CHARLOTTE, N.C. — A grand jury heard evidence Monday against a prime suspect nearly 30 years after a Charlotte mother was killed. Police have been trying to make a case against Louis Samuels since 1991.
Exzavier Hoey was 6 years old when his mother, Yulanda Hoey, was shot to death in the Hidden Valley neighborhood in 1991.
Before she was killed, Yulanda Hoey told her sister that if something happened to her, she was with Samuels, her boyfriend, police said.
Samuels would go to federal prison later that year on weapons charges, but he was never charged with killing Yulanda Hoey.
[Evidence destroyed in 1991 cold case murder, documents say]

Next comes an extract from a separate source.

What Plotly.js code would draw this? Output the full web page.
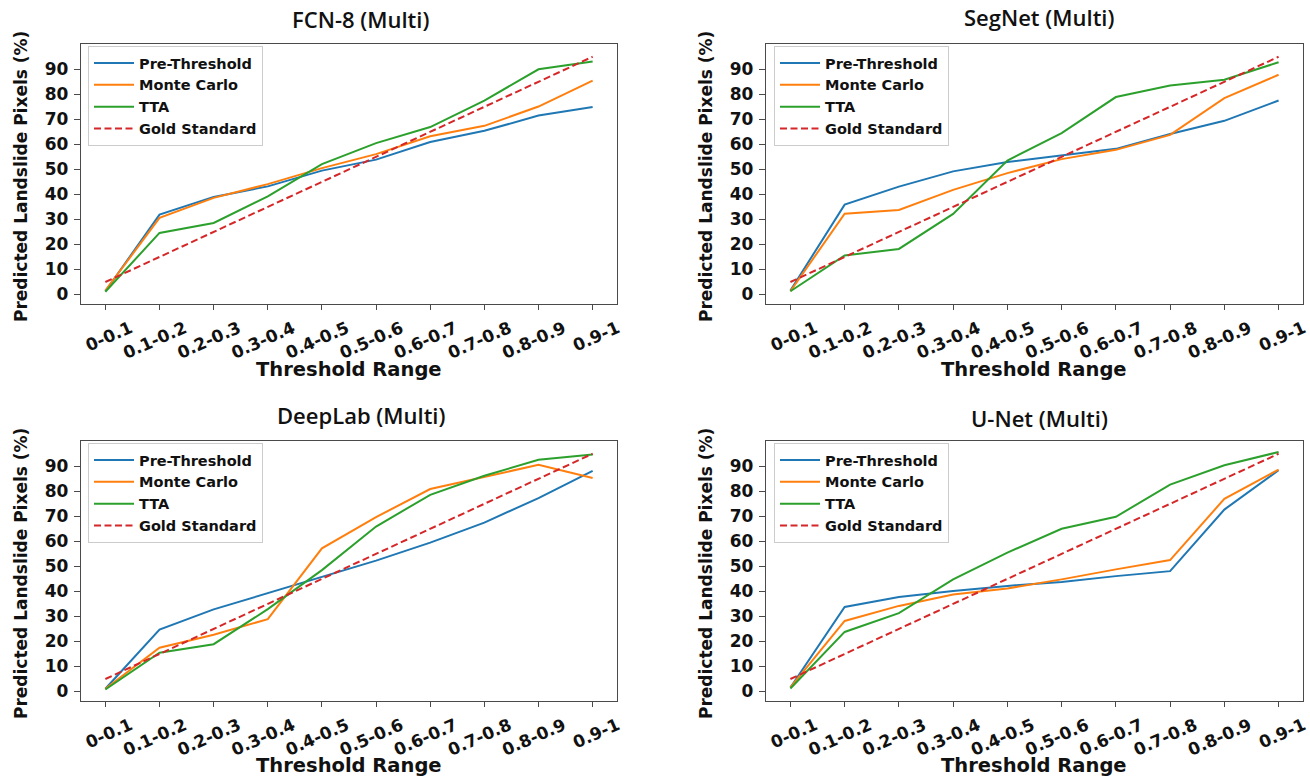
<!DOCTYPE html>
<html>
<head>
<meta charset="utf-8">
<script src="https://cdn.plot.ly/plotly-3.0.1.min.js"></script>
<style>
  html, body { margin: 0; padding: 0; background: #ffffff; }
  #chart { width: 1310px; height: 776px; }
</style>
</head>
<body>
<div id="chart"></div>
<script>
// ---- data ----
const categories = ['0-0.1', '0.1-0.2', '0.2-0.3', '0.3-0.4', '0.4-0.5', '0.5-0.6', '0.6-0.7', '0.7-0.8', '0.8-0.9', '0.9-1'];
const yTicks = [0, 10, 20, 30, 40, 50, 60, 70, 80, 90];
const seriesNames = ['Pre-Threshold', 'Monte Carlo', 'TTA', 'Gold Standard'];
const panelTitles = ['FCN-8 (Multi)', 'SegNet (Multi)', 'DeepLab (Multi)', 'U-Net (Multi)'];
const xAxisTitle = 'Threshold Range';
const yAxisTitle = 'Predicted Landslide Pixels (%)';

const goldStandard = [5, 15, 25, 35, 45, 55, 65, 75, 85, 95];

const fcnPre = [1.3, 31.9, 39.0, 43.2, 49.5, 53.9, 60.9, 65.4, 71.5, 74.9];
const fcnMC  = [1.6, 30.6, 38.6, 44.1, 50.5, 56.1, 63.2, 67.4, 75.1, 85.5];
const fcnTTA = [1.1, 24.6, 28.6, 39.2, 52.1, 60.5, 66.9, 77.5, 90.0, 93.1];

const segPre = [1.6, 35.9, 43.1, 49.2, 52.9, 55.6, 58.2, 64.1, 69.4, 77.5];
const segMC  = [1.3, 32.3, 33.8, 41.8, 48.5, 54.1, 57.8, 63.8, 78.5, 87.8];
const segTTA = [1.3, 15.6, 18.2, 32.2, 53.5, 64.5, 78.9, 83.5, 85.8, 92.8];

const deepPre = [1.1, 24.7, 32.8, 39.4, 45.9, 52.3, 59.5, 67.5, 77.3, 88.2];
const deepMC  = [1.1, 17.5, 22.7, 28.9, 57.2, 69.7, 80.9, 85.7, 90.6, 85.3];
const deepTTA = [0.8, 15.5, 18.9, 32.9, 48.5, 65.9, 78.6, 86.2, 92.6, 94.7];

const unetPre = [1.6, 33.8, 37.8, 40.2, 42.2, 43.8, 46.1, 48.1, 72.7, 88.4];
const unetMC  = [1.6, 28.2, 34.2, 38.8, 41.2, 44.8, 48.8, 52.5, 77.0, 88.7];
const unetTTA = [1.2, 23.8, 31.3, 44.8, 55.5, 65.0, 69.8, 82.7, 90.4, 95.7];

// ---- styling ----
const W = 1310, H = 776;
const colors = ['#1f77b4', '#ff7f0e', '#2ca02c', '#d62728'];
const dashes = ['solid', 'solid', 'solid', '7px,3.5px'];
const axisColor = '#4a4a4a';
const boldFont = 'DejaVu Sans, Arial, sans-serif';

// pixel boxes of the four plot areas: [left, right, top, bottom]
const boxes = [
  [81, 617, 44, 304],
  [766, 1303, 44, 304],
  [81, 617, 441, 701],
  [766, 1303, 441, 701]
];
const legendPos = [[88, 46], [774, 46], [88, 443], [774, 443]];
const titlePos = [[360, 19], [1039, 17], [361, 415], [1039, 418]];
const xTitlePos = [[349, 369], [1034, 369], [349, 765], [1034, 765]];
const yTitlePos = [[21, 177], [706, 177], [21, 574], [706, 574]];

const panels = [
  [fcnPre, fcnMC, fcnTTA, goldStandard],
  [segPre, segMC, segTTA, goldStandard],
  [deepPre, deepMC, deepTTA, goldStandard],
  [unetPre, unetMC, unetTTA, goldStandard]
];

const traces = [];
const layout = {
  width: W, height: H,
  margin: {l: 0, r: 0, t: 0, b: 0},
  paper_bgcolor: '#ffffff',
  plot_bgcolor: '#ffffff',
  showlegend: true,
  annotations: []
};

panels.forEach((panel, p) => {
  const sfx = p === 0 ? '' : String(p + 1);
  const legendId = 'legend' + sfx;
  panel.forEach((vals, s) => {
    traces.push({
      type: 'scatter', mode: 'lines',
      x: categories, y: vals,
      name: seriesNames[s],
      xaxis: 'x' + sfx, yaxis: 'y' + sfx,
      legend: legendId,
      line: {color: colors[s], width: 2, dash: dashes[s]},
      hoverinfo: 'x+y+name'
    });
  });
  const b = boxes[p];
  layout['xaxis' + sfx] = {
    domain: [b[0] / W, b[1] / W],
    anchor: 'y' + sfx,
    type: 'category',
    range: [-0.45, 9.45],
    showgrid: false, zeroline: false,
    showline: true, mirror: true, linecolor: axisColor, linewidth: 1.3,
    ticks: 'outside', ticklen: 5, tickwidth: 1.3, tickcolor: axisColor,
    tickangle: -24,
    ticklabelshift: 25,
    ticklabelstandoff: 2,
    tickfont: {family: boldFont, size: 17, color: '#111', weight: 'bold'},
    automargin: false
  };
  layout['yaxis' + sfx] = {
    domain: [1 - b[3] / H, 1 - b[2] / H],
    anchor: 'x' + sfx,
    range: [-3.8, 100.1],
    tickvals: yTicks,
    ticktext: yTicks.map(String),
    showgrid: false, zeroline: false,
    showline: true, mirror: true, linecolor: axisColor, linewidth: 1.3,
    ticks: 'outside', ticklen: 6, tickwidth: 1.3, tickcolor: axisColor,
    ticklabelstandoff: 2,
    tickfont: {family: boldFont, size: 17, color: '#111', weight: 'bold'},
    automargin: false
  };
  layout[legendId] = {
    x: legendPos[p][0] / W, y: 1 - legendPos[p][1] / H,
    xanchor: 'left', yanchor: 'top',
    bgcolor: 'rgba(255,255,255,0.85)',
    bordercolor: '#cccccc', borderwidth: 1,
    font: {family: boldFont, size: 14.5, color: '#111', weight: 'bold'},
    itemwidth: 40,
    tracegroupgap: 0
  };
  layout.annotations.push({
    text: panelTitles[p],
    xref: 'paper', yref: 'paper',
    x: titlePos[p][0] / W, y: 1 - titlePos[p][1] / H,
    xanchor: 'center', yanchor: 'middle',
    showarrow: false,
    font: {family: 'Open Sans, sans-serif', size: 22, color: '#111', weight: 600}
  });
  layout.annotations.push({
    text: xAxisTitle,
    xref: 'paper', yref: 'paper',
    x: xTitlePos[p][0] / W, y: 1 - xTitlePos[p][1] / H,
    xanchor: 'center', yanchor: 'middle',
    showarrow: false,
    font: {family: boldFont, size: 19.5, color: '#111', weight: 'bold'}
  });
  layout.annotations.push({
    text: yAxisTitle,
    xref: 'paper', yref: 'paper',
    x: yTitlePos[p][0] / W, y: 1 - yTitlePos[p][1] / H,
    xanchor: 'center', yanchor: 'middle',
    textangle: -90,
    showarrow: false,
    font: {family: boldFont, size: 17, color: '#111', weight: 'bold'}
  });
});

Plotly.newPlot('chart', traces, layout, {displayModeBar: false});
</script>
</body>
</html>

Channel 9 reported two years ago that federal agents threw out evidence police had gathered in the case, including blood and a possible murder weapon.
Now prosecutors have taken their case against Samuels to a grand jury.
“I don't know him,” Exzavier Hoey said. “I've never seen him. I don't want to know him. I don't every know if he did it.”
Exzavier Hoey is ready to let the courts handle justice in his mother's case.
After she was killed, his grandmother stepped in and raised him. He's now telling his story of survival, struggle and finally success in an autobiography called “Rearview Mirror.”
“That's in the past,” he said. “I'm living with my mother right here and my grandmother right here, and I'm living with my two children.”Cold case detectives took the case to prosecutors earlier this month because Samuels is due to be released from prison in the coming months.
The grand jury’s decision whether to indict Samuels will be Tuesday.